Comparative Advantage




     "What is prudence in the conduct of every private family, can scarce be folly in that
     of a great  kingdom. If a foreign country can supply us with a commodity cheaper than
     we ourselves can make it,  better buy it of them with some part of the produce of our
     own industry, employed in a way in which we have some advantage. The general industry
     of the country, being always in proportion to the capital which employs it,  will not
     therby be diminished... but only left to find out the way in which it can be employed
     with the greatest advantage."
     (Adam Smith, The Wealth of Nations, Book IV:2, Modern Library edition)

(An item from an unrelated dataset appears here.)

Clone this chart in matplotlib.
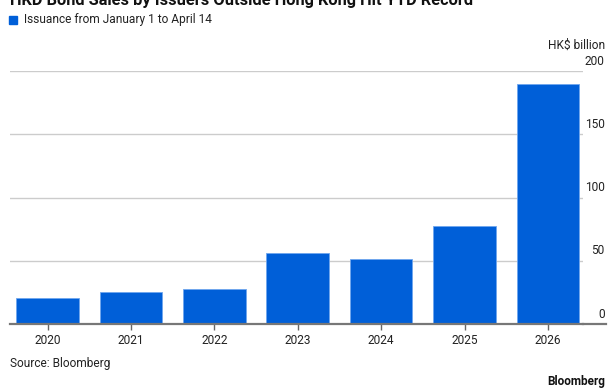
import matplotlib
matplotlib.use("Agg")
import matplotlib.pyplot as plt

# Valores (HK$ billion)
years = ["2020", "2021", "2022", "2023", "2024", "2025", "2026"]
issuance = [20.3, 25.3, 27.4, 56.3, 51.6, 77.4, 189.6]
y_ticks = [0, 50, 100, 150, 200]

title = "HKD Bond Sales by Issuers Outside Hong Kong Hit YTD Record"
legend_label = "Issuance from January 1 to April 14"
unit_label = "HK$ billion"
source = "Source: Bloomberg"

blue = "#005FD8"
plt.rcParams["font.family"] = ["Roboto", "DejaVu Sans"]
fs = 8.6

W, H = 609, 390
fig = plt.figure(figsize=(W / 100, H / 100), dpi=100)
ax = fig.add_axes([10 / W, 1 - 324 / H, (583 - 10) / W, (324 - 71) / H])

x = list(range(len(years)))
ax.bar(x, issuance, width=0.75, color=blue, edgecolor="#6fa6ee", linewidth=0.6, zorder=3)

ax.set_xlim(-0.45, 6.42)
ax.set_ylim(0, 200)
ax.set_yticks(y_ticks)
ax.set_yticklabels([])
ax.tick_params(axis="y", length=0)
ax.grid(axis="y", color="#cccccc", linewidth=1, zorder=0)
for v in y_ticks:
    ax.annotate(str(v), xy=(1, v), xycoords=("axes fraction", "data"),
                xytext=(15.5, 2.5), textcoords="offset points", ha="right", va="bottom",
                fontsize=fs, color="#222222")

ax.set_xticks(x)
ax.set_xticklabels(years, fontsize=fs, color="#222222")
ax.tick_params(axis="x", length=4, width=1, color="#666666", pad=3)

for s in ["top", "right", "left"]:
    ax.spines[s].set_visible(False)
ax.spines["bottom"].set_color("#777777")
ax.spines["bottom"].set_linewidth(1.6)
ax.spines["bottom"].set_zorder(4)
# linea base se alarga hasta el borde derecho
ax.plot([1, 1.04], [0, 0], transform=ax.get_yaxis_transform(), color="#777777",
        linewidth=1.6, clip_on=False, zorder=4)

# titulo cortado arriba
fig.text(10 / W, 1 - 5 / H, title, fontsize=11.8, fontweight="bold", color="#111111",
         ha="left", va="baseline")

# leyenda
fig.patches.append(plt.Rectangle((9 / W, 1 - 24 / H), 8 / W, 8 / H, color=blue,
                                 transform=fig.transFigure, figure=fig))
fig.text(24 / W, 1 - 20 / H, legend_label, fontsize=fs, color="#222222", ha="left", va="center")

fig.text(605 / W, 1 - 45 / H, unit_label, fontsize=fs, color="#222222", ha="right", va="center")
fig.text(10 / W, 1 - 363 / H, source, fontsize=fs, color="#222222", ha="left", va="center")
fig.text(605 / W, 1 - 381 / H, "Bloomberg", fontsize=8.5, fontweight="bold", color="#111111",
         ha="right", va="center")

fig.savefig("out.png", dpi=100, facecolor="white")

Nobel laureate Paul Samuelson (1969) was once challenged by the mathematician Stanislaw Ulam to "name me one proposition in all of the social sciences which is both true and non-trivial." It was several years later than he thought of the correct response: comparative advantage. "That it is logically true need not be argued before a mathematician; that is is not trivial is attested by the thousands of important and intelligent men who have never been able to grasp the doctrine for themselves or to believe it after it was explained to them." 1/

What did David Ricardo mean when he coined the term comparative advantage? According to the principle of comparative advantage, the gains from trade follow from allowing an economy to specialise. If a country is relatively better at making wine than wool, it makes sense to put more resources into wine, and to export some of the wine to pay for imports of wool. This is even true if that country is the world's best wool producer, since the country will have more of both wool and wine than it would have without trade. A country does not have to be best at anything to gain from trade. The gains follow from specializing in those activities which, at world prices, the country is relatively better at, even though it may not have an absolute advantage in them. Because it is relative advantage that matters, it is meaningless to say a country has a comparative advantage in nothing. The term is one of the most misunderdstood ideas in economics, and is often wrongly assumed to mean an absolute advantage compared with other countries.


1/ P.A. Samuelson (1969), "The Way of an Economist," in P.A. Samuelson, ed., International Economic Relations: Proceedings of the Third Congress of the International Economic Association, Macmillan: London, pp. 1-11.